** start SUPPLIED MATERIAL **

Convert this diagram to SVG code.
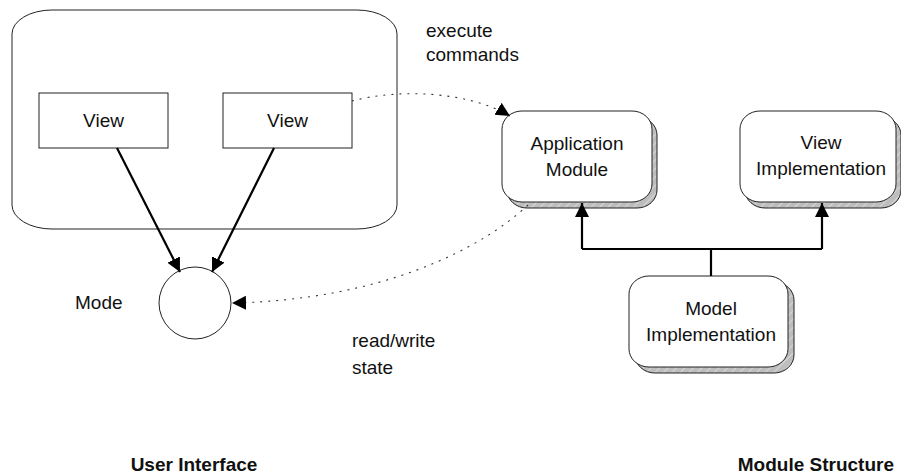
<svg xmlns="http://www.w3.org/2000/svg" width="901" height="476" viewBox="0 0 901 476">
  <defs>
    <style>
      text { font-family: "Liberation Sans", Arial, sans-serif; font-size: 19px; fill: #111; }
      .c { text-anchor: middle; }
      .e { text-anchor: end; }
      .b { font-weight: bold; }
      .box { fill: #fff; stroke: #222; stroke-width: 1; }
      .shadow { fill: url(#hatch); stroke: #222; stroke-width: 1; }
      .solid { fill: none; stroke: #000; stroke-width: 2.2; }
      .dotted { fill: none; stroke: #333; stroke-width: 1.1; stroke-dasharray: 2 6; }
    </style>
    <pattern id="hatch" width="6" height="6" patternUnits="userSpaceOnUse" patternTransform="rotate(45)">
      <rect width="6" height="6" fill="#bdbdbd"/>
      <line x1="0" y1="0" x2="0" y2="6" stroke="#e0e0e0" stroke-width="1.5"/>
    </pattern>
    <marker id="arrow" markerUnits="userSpaceOnUse" markerWidth="16" markerHeight="16" refX="14" refY="7" orient="auto">
      <path d="M0,0 L14,7 L0,14 Z" fill="#000"/>
    </marker>
  </defs>

  <!-- user interface container -->
  <g id="ui-frame">
    <rect x="12" y="10" width="385" height="219" rx="40" ry="24" class="box"/>
  </g>

  <g id="view-left">
    <rect x="39" y="93" width="129" height="55" class="box"/>
    <text x="103.5" y="127" class="c">View</text>
  </g>

  <g id="view-right">
    <rect x="223" y="93" width="129" height="55" class="box"/>
    <text x="287.5" y="127" class="c">View</text>
  </g>

  <g id="mode">
    <circle cx="195" cy="303" r="36" class="box"/>
    <text x="75" y="309">Mode</text>
  </g>

  <g id="application-module">
    <rect x="507" y="117" width="150" height="91" rx="20" ry="18" class="shadow"/>
    <rect x="502" y="111" width="150" height="91" rx="20" ry="18" class="box"/>
    <text x="577" y="150" class="c">Application</text>
    <text x="577" y="176" class="c">Module</text>
  </g>

  <g id="view-implementation">
    <rect x="745" y="117" width="156" height="91" rx="20" ry="18" class="shadow"/>
    <rect x="740" y="111" width="156" height="91" rx="20" ry="18" class="box"/>
    <text x="821" y="149" class="c">View</text>
    <text x="821" y="175" class="c">Implementation</text>
  </g>

  <g id="model-implementation">
    <rect x="635" y="282" width="159" height="91" rx="20" ry="18" class="shadow"/>
    <rect x="629" y="276" width="159" height="91" rx="20" ry="18" class="box"/>
    <text x="711" y="315" class="c">Model</text>
    <text x="711" y="341" class="c">Implementation</text>
  </g>

  <!-- connectors -->
  <g id="connectors">
    <line x1="117" y1="148" x2="180" y2="272" class="solid" marker-end="url(#arrow)"/>
    <line x1="274" y1="148" x2="212" y2="272" class="solid" marker-end="url(#arrow)"/>
    <path d="M352,101 C400,88 470,92 510,116" class="dotted" marker-end="url(#arrow)"/>
    <path d="M528,205 C480,250 380,300 232,303" class="dotted" marker-end="url(#arrow)"/>
    <path d="M711,276 V249 M582,249 H822" class="solid"/>
    <line x1="582" y1="249" x2="582" y2="203" class="solid" marker-end="url(#arrow)"/>
    <line x1="822" y1="249" x2="822" y2="203" class="solid" marker-end="url(#arrow)"/>
  </g>

  <!-- connector labels -->
  <g id="labels">
    <text x="426" y="37">execute</text>
    <text x="426" y="61">commands</text>
    <text x="352" y="347">read/write</text>
    <text x="352" y="374">state</text>
  </g>

  <!-- section captions -->
  <g id="captions">
    <text x="194" y="471" class="c b">User Interface</text>
    <text x="894" y="471" class="e b">Module Structure</text>
  </g>
</svg>
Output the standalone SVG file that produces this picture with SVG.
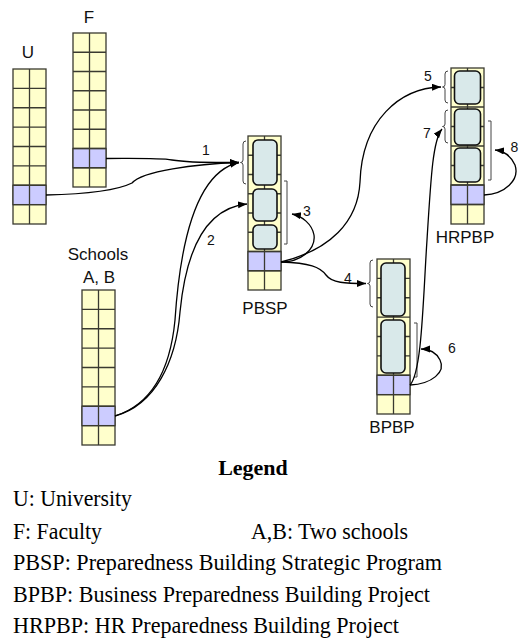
<svg xmlns="http://www.w3.org/2000/svg" width="520" height="638" viewBox="0 0 520 638">
<defs>
<marker id="ah" markerUnits="userSpaceOnUse" markerWidth="10" markerHeight="8" refX="9" refY="3.5" orient="auto">
<path d="M0,0 L9,3.5 L0,7 z" fill="#000"/>
</marker>
<style>
.col{fill:#FFFFCC;stroke:#3a3a30;stroke-width:1.3}
.pur{fill:#CCCCFF;stroke:#3a3a30;stroke-width:1.3}
.div{fill:none;stroke:#3a3a30;stroke-width:1.3}
.box{fill:#D9E9EA;stroke:#111;stroke-width:1.6}
.br{fill:none;stroke:#444;stroke-width:1}
.lab{font-family:"Liberation Sans",Arial,sans-serif;font-size:17px;fill:#111;text-anchor:middle}
.num{font-family:"Liberation Sans",Arial,sans-serif;font-size:14px;fill:#111;text-anchor:middle}
.con{fill:none;stroke:#000;stroke-width:1.3}
.leg{font-family:"Liberation Serif","Times New Roman",serif;font-size:24px;fill:#000}
</style>
</defs>
<rect width="520" height="638" fill="#fff"/>

<g id="U">
<rect class="col" x="13" y="69" width="33" height="155"/>
<rect class="pur" x="13" y="185.25" width="33" height="19.375"/>
<path class="div" d="M29.5,69 V224 M13,88.4 H46 M13,107.75 H46 M13,127.1 H46 M13,146.5 H46 M13,165.9 H46 M13,185.25 H46 M13,204.6 H46"/>
<text class="lab" x="28" y="58">U</text>
</g>

<g id="F">
<rect class="col" x="73" y="33" width="33" height="154"/>
<rect class="pur" x="73" y="148.5" width="33" height="19.25"/>
<path class="div" d="M89.5,33 V187 M73,52.25 H106 M73,71.5 H106 M73,90.75 H106 M73,110 H106 M73,129.25 H106 M73,148.5 H106 M73,167.75 H106"/>
<text class="lab" x="89" y="23">F</text>
</g>

<g id="Schools">
<rect class="col" x="82" y="290" width="33" height="155"/>
<rect class="pur" x="82" y="406.25" width="33" height="19.375"/>
<path class="div" d="M98.5,290 V445 M82,309.4 H115 M82,328.75 H115 M82,348.1 H115 M82,367.5 H115 M82,386.9 H115 M82,406.25 H115 M82,425.6 H115"/>
<text class="lab" x="98" y="260">Schools</text>
<text class="lab" x="99" y="283">A, B</text>
</g>

<g id="PBSP">
<rect class="col" x="248" y="136" width="33" height="154"/>
<rect class="pur" x="248" y="251.5" width="33" height="19.25"/>
<path class="div" d="M264.5,136 V290 M248,155.25 H281 M248,174.5 H281 M248,193.75 H281 M248,213 H281 M248,232.25 H281 M248,251.5 H281 M248,270.75 H281"/>
<rect class="box" x="253" y="140" width="24" height="45" rx="5"/>
<rect class="box" x="253" y="189" width="24" height="32" rx="5"/>
<rect class="box" x="253" y="225" width="24" height="24" rx="5"/>
<path class="br" d="M246,141 Q243,141 243,144 L243,160 Q243,162.5 240.5,162.5 Q243,162.5 243,165 L243,181 Q243,184 246,184"/>
<path class="br" d="M284,181 H287 V244 H284"/>
<text class="lab" x="265" y="314">PBSP</text>
</g>

<g id="HRPBP">
<rect class="col" x="451" y="68" width="33" height="156"/>
<rect class="pur" x="451" y="185" width="33" height="19.5"/>
<path class="div" d="M467.5,68 V224 M451,87.5 H484 M451,107 H484 M451,126.5 H484 M451,146 H484 M451,165.5 H484 M451,185 H484 M451,204.5 H484"/>
<rect class="box" x="454.5" y="71" width="26" height="33" rx="5"/>
<rect class="box" x="454.5" y="109" width="26" height="36" rx="5"/>
<rect class="box" x="454.5" y="148" width="26" height="34" rx="5"/>
<path class="br" d="M448,71 Q445,71 445,74 L445,84.5 Q445,87 442.5,87 Q445,87 445,89.5 L445,100 Q445,103 448,103"/>
<path class="br" d="M448,110 Q445,110 445,113 L445,124 Q445,126.5 442.5,126.5 Q445,126.5 445,129 L445,140 Q445,143 448,143"/>
<path class="br" d="M488,121 H491 V180 H488"/>
<text class="lab" x="465" y="243">HRPBP</text>
</g>

<g id="BPBP">
<rect class="col" x="377" y="259" width="33" height="155"/>
<rect class="pur" x="377" y="375.25" width="33" height="19.375"/>
<path class="div" d="M393.5,259 V414 M377,278.4 H410 M377,297.75 H410 M377,317.1 H410 M377,336.5 H410 M377,355.9 H410 M377,375.25 H410 M377,394.6 H410"/>
<rect class="box" x="381" y="263" width="24" height="53" rx="5"/>
<rect class="box" x="381" y="320" width="24" height="53" rx="5"/>
<path class="br" d="M373,260 Q370,260 370,263 L370,281 Q370,283.5 367.5,283.5 Q370,283.5 370,286 L370,304 Q370,307 373,307"/>
<path class="br" d="M414,323 H417 V377 H414"/>
<text class="lab" x="392" y="433">BPBP</text>
</g>

<g id="connectors">
<path class="con" marker-end="url(#ah)" d="M106,158.5 C140,158.5 160,158 172,160 C190,163 210,162.5 239,162.5"/>
<path class="con" marker-end="url(#ah)" d="M46,195 C90,194 118,190 132,183 C142,171 195,164 239,162.5"/>
<path class="con" marker-end="url(#ah)" d="M115,416 C150,405 170,372 175,320 C180,245 195,172 239,162.5"/>
<path class="con" marker-end="url(#ah)" d="M115,416 C155,405 176,362 180,312 C186,250 205,208 247,204"/>
<path class="con" marker-end="url(#ah)" d="M281,262 C300,262 316,250 314,235 C312,224 302,216 292,214"/>
<path class="con" marker-end="url(#ah)" d="M281,262 C310,263 320,267 326,275 C332,283 345,283.5 366,283.5"/>
<path class="con" marker-end="url(#ah)" d="M281,262 C330,250 358,222 360,182 C362,120 400,88 441,87"/>
<path class="con" marker-end="url(#ah)" d="M410,385 C432,384 446,372 440,360 C436,352 430,349 421,349"/>
<path class="con" marker-end="url(#ah)" d="M410,385 C422,372 423,300 427,240 C431,175 433,140 442,129"/>
<path class="con" marker-end="url(#ah)" d="M484,195 C505,194 520,180 515,165 C511,156 504,151 495,150"/>
<text class="num" x="206" y="155">1</text>
<text class="num" x="211" y="245">2</text>
<text class="num" x="307" y="216">3</text>
<text class="num" x="348" y="283">4</text>
<text class="num" x="428" y="81">5</text>
<text class="num" x="452" y="353">6</text>
<text class="num" x="427" y="138">7</text>
<text class="num" x="514.5" y="152">8</text>
</g>

<g id="legend">
<text x="253" y="475" text-anchor="middle" font-family="'Liberation Serif','Times New Roman',serif" font-size="22" font-weight="bold">Legend</text>
<text class="leg" x="13" y="506" textLength="119" lengthAdjust="spacingAndGlyphs">U: University</text>
<text class="leg" x="13" y="539" textLength="89" lengthAdjust="spacingAndGlyphs">F: Faculty</text>
<text class="leg" x="251" y="539" textLength="157" lengthAdjust="spacingAndGlyphs">A,B: Two schools</text>
<text class="leg" x="13" y="570" textLength="429" lengthAdjust="spacingAndGlyphs">PBSP: Preparedness Building Strategic Program</text>
<text class="leg" x="13" y="602" textLength="417" lengthAdjust="spacingAndGlyphs">BPBP: Business Preparedness Building Project</text>
<text class="leg" x="13" y="633" textLength="386" lengthAdjust="spacingAndGlyphs">HRPBP: HR Preparedness Building Project</text>
</g>
</svg>
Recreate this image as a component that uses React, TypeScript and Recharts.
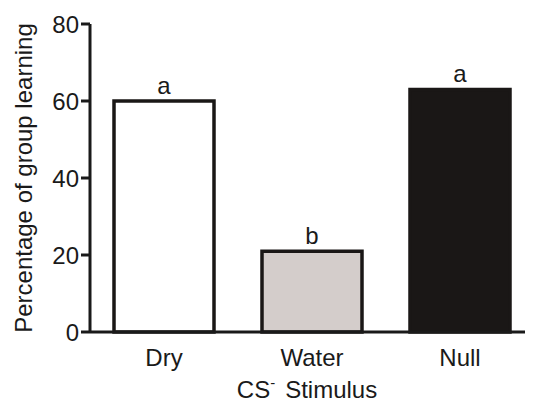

** end SUPPLIED MATERIAL **

AIM OF THE TASK = What is the number of lines holding the word "that"? State it alone.

THE ANSWER = 2